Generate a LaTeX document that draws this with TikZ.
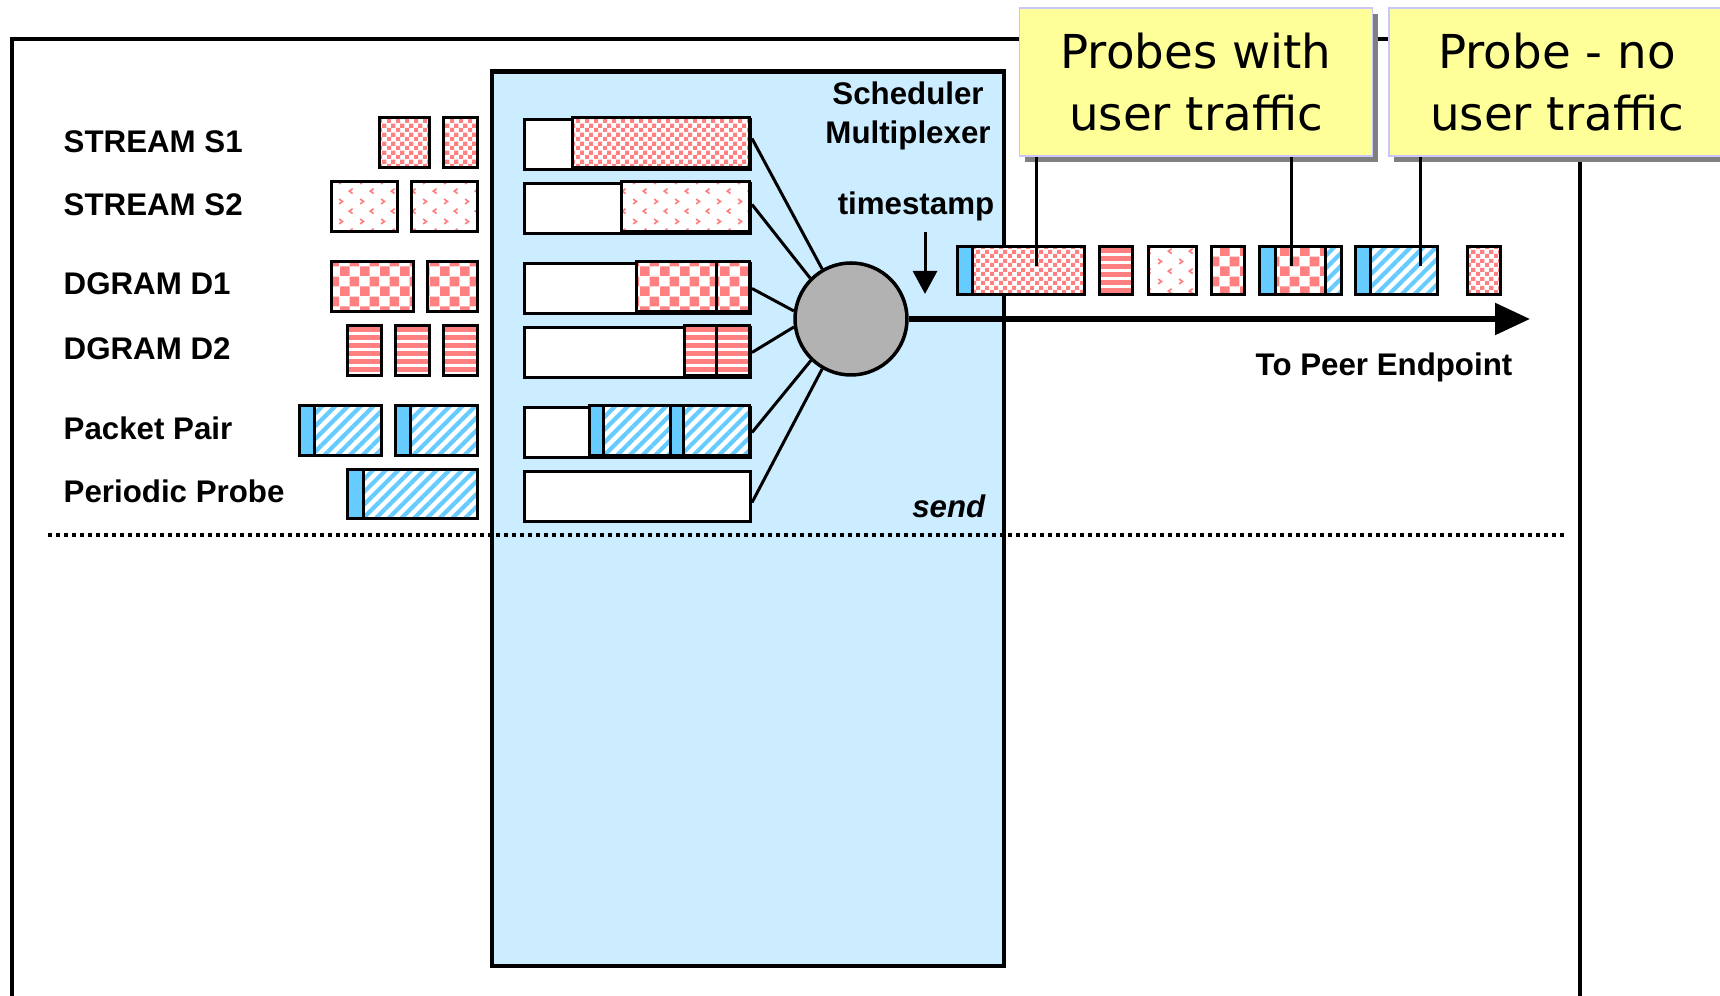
\documentclass[tikz,border=0pt]{standalone}
\usepackage{fontspec}
\setsansfont{Liberation Sans}
\newfontfamily\calloutfont{DejaVu Sans}
\usetikzlibrary{arrows.meta,patterns.meta,shadows}

\definecolor{pinkish}{HTML}{FF8080}
\definecolor{probeblue}{HTML}{66CCFF}
\definecolor{schedblue}{HTML}{CCECFF}
\definecolor{muxgray}{HTML}{B2B2B2}
\definecolor{calloutfill}{HTML}{FFFF99}
\definecolor{calloutrim}{HTML}{C8C8FF}
\definecolor{shadowgray}{HTML}{808080}

% packet fillings
\tikzdeclarepattern{
  name=finecheck,
  type=uncolored,
  bottom left={(0,0)},
  top right={(0.9mm,0.9mm)},
  tile size={(0.9mm,0.9mm)},
  code={
    \fill (0,0) rectangle (0.45mm,0.45mm);
    \fill (0.45mm,0.45mm) rectangle (0.9mm,0.9mm);
  }
}
\tikzdeclarepattern{
  name=coarsecheck,
  type=uncolored,
  bottom left={(0,0)},
  top right={(2mm,2mm)},
  tile size={(2mm,2mm)},
  code={
    \fill (0,0) rectangle (1mm,1mm);
    \fill (1mm,1mm) rectangle (2mm,2mm);
  }
}
\tikzdeclarepattern{
  name=chevrons,
  type=uncolored,
  bottom left={(0,0)},
  top right={(2.1mm,2mm)},
  tile size={(2.1mm,2mm)},
  code={
    \draw[line width=0.17mm] (0.33mm,1.75mm) -- (0.67mm,1.5mm) -- (0.33mm,1.25mm);
    \draw[line width=0.17mm] (1.72mm,0.75mm) -- (1.38mm,0.5mm) -- (1.72mm,0.25mm);
  }
}

\begin{document}
\begin{tikzpicture}[
tag/.style={inner sep=0pt, font=\sffamily\bfseries\fontsize{8.9}{11.1}\selectfont},
pkt/.style={draw, line width=0.3mm, preaction={fill=white}},
fine/.style={pkt, pattern=finecheck, pattern color=pinkish},
coarse/.style={pkt, pattern=coarsecheck, pattern color=pinkish},
zig/.style={pkt, pattern=chevrons, pattern color=pinkish},
bars/.style={pkt, path picture={
  \foreach \k in {0,...,6}
    \fill[pinkish] ([yshift=-0.15mm-\k*0.8mm]path picture bounding box.north west)
      rectangle ++(5mm,-0.5mm);}},
hatch/.style={pkt, pattern={Lines[angle=45,distance=0.9mm,line width=0.42mm]}, pattern color=probeblue},
tab/.style={draw, line width=0.3mm, fill=probeblue},
queue/.style={draw, line width=0.3mm, fill=white, inner sep=0pt, anchor=north west,
  minimum width=22.6mm, minimum height=5mm},
wire/.style={line width=0.3mm},
callout/.style={draw=calloutrim, line width=0.15mm, fill=calloutfill,
  minimum height=14.8mm, align=center,
  font=\calloutfont\fontsize{13.3}{17.6}\selectfont,
  general shadow={fill=shadowgray, shadow xshift=0.5mm, shadow yshift=-0.6mm}}
]
\useasboundingbox (0,0) rectangle (17.2,9.96);
\clip (0,0) rectangle (17.2,9.96);

% outer frame, open at the bottom
\draw[line width=0.4mm] (0.12,-1) rectangle (15.80,9.57);

% scheduler
\draw[line width=0.45mm, fill=schedblue] (4.92,0.30) rectangle (10.04,9.245);
\node[tag, align=center] (title) at (9.08,8.80) {Scheduler\\Multiplexer};
\node[tag, anchor=base, inner sep=1mm] (ts) at (9.16,7.81) {timestamp};
\node[tag, anchor=base east, font=\sffamily\bfseries\itshape\fontsize{8.9}{11.1}\selectfont]
  (send) at (9.86,4.78) {send};

% flows
\foreach \txt/\y [count=\i] in {STREAM S1/8.43, STREAM S2/7.80, DGRAM D1/7.01,
    DGRAM D2/6.36, Packet Pair/5.56, Periodic Probe/4.93}
  \node[tag, anchor=base west] (lab\i) at (0.63,\y) {\txt};

\draw[fine] (3.79,8.78) rectangle (4.29,8.28);
\draw[fine] (4.43,8.78) rectangle (4.77,8.28);
\draw[zig] (3.31,8.14) rectangle (3.97,7.64);
\draw[zig] (4.11,8.14) rectangle (4.77,7.64);
\draw[coarse] (3.31,7.34) rectangle (4.13,6.84);
\draw[coarse] (4.27,7.34) rectangle (4.77,6.84);
\foreach \x in {3.47,3.95,4.43}
  \draw[bars] (\x,6.70) rectangle ++(0.34,-0.50);
\draw[hatch] (3.14,5.90) rectangle (3.81,5.40);
\draw[tab] (2.99,5.90) rectangle (3.14,5.40);
\draw[hatch] (4.10,5.90) rectangle (4.77,5.40);
\draw[tab] (3.95,5.90) rectangle (4.10,5.40);
\draw[hatch] (3.63,5.26) rectangle (4.77,4.77);
\draw[tab] (3.47,5.26) rectangle (3.63,4.77);

% queues
\foreach \y [count=\i] in {8.78,8.14,7.34,6.70,5.90,5.26}
  \node[queue] (q\i) at (5.23,\y) {};

\draw[fine] (5.72,8.78) rectangle (7.49,8.28);
\draw[zig] (6.21,8.14) rectangle (7.49,7.64);
\draw[coarse] (6.36,7.34) rectangle (7.16,6.84);
\draw[coarse] (7.16,7.34) rectangle (7.49,6.84);
\draw[bars] (6.84,6.70) rectangle (7.16,6.20);
\draw[bars] (7.16,6.70) rectangle (7.49,6.20);
\draw[hatch] (6.03,5.90) rectangle (6.70,5.40);
\draw[tab] (5.89,5.90) rectangle (6.03,5.40);
\draw[hatch] (6.83,5.90) rectangle (7.49,5.40);
\draw[tab] (6.70,5.90) rectangle (6.83,5.40);

% multiplexer
\node[circle, draw, line width=0.35mm, fill=muxgray, inner sep=0pt, minimum size=11.2mm]
  (mux) at (8.51,6.77) {};
\foreach \i/\a/\b in {1/3/120, 2/2/135, 3/0/172, 4/0/188, 5/0/226, 6/-3/240}
  \draw[wire] (q\i.\a) -- (mux.\b);

\coordinate (tsend) at (9.25,7.02);
\draw[wire, -{Triangle[length=2.3mm,width=2.4mm]}] (ts.south -| tsend) -- (tsend);

\coordinate (peer) at (15.30,6.77);
\draw[line width=0.55mm, -{Triangle[length=3.5mm,width=3.1mm]}] (mux) -- (peer);
\node[tag, anchor=base east] (peerlab) at (15.13,6.20) {To Peer Endpoint};

% packets on the wire
\draw[fine] (9.72,7.49) rectangle (10.84,7.01);
\draw[tab] (9.57,7.49) rectangle (9.72,7.01);
\draw[bars] (10.99,7.49) rectangle (11.32,7.01);
\draw[zig] (11.48,7.49) rectangle (11.96,7.01);
\draw[coarse] (12.11,7.49) rectangle (12.44,7.01);
\draw[coarse] (12.75,7.49) rectangle (13.25,7.01);
\draw[hatch] (13.25,7.49) rectangle (13.41,7.01);
\draw[tab] (12.59,7.49) rectangle (12.75,7.01);
\draw[hatch] (13.70,7.49) rectangle (14.37,7.01);
\draw[tab] (13.55,7.49) rectangle (13.70,7.01);
\draw[fine] (14.67,7.49) rectangle (15.00,7.01);

% separator
\draw[line width=0.35mm, dash pattern=on 0.35mm off 0.45mm] (0.48,4.61) -- (15.64,4.61);

% callouts
\node[callout, minimum width=35.3mm] (c1) at (11.96,9.14) {Probes with\\user traffic};
\node[callout, minimum width=33.6mm] (c2) at (15.57,9.14) {Probe - no\\user traffic};

\coordinate (pin1) at (10.36,7.30);
\coordinate (pin2) at (12.91,7.30);
\coordinate (pin3) at (14.20,7.30);
\draw[wire] (c1.south -| pin1) -- (pin1);
\draw[wire] (c1.south -| pin2) -- (pin2);
\draw[wire] (c2.south -| pin3) -- (pin3);
\end{tikzpicture}
\end{document}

§ **GIVEN INSTRUCTION**:
Filter the data for the string "with" and copy every line that has it.

§ **FULL SOLUTION**:
Generate a LaTeX document that draws this with TikZ.
\node[callout, minimum width=35.3mm] (c1) at (11.96,9.14) {Probes with\\user traffic};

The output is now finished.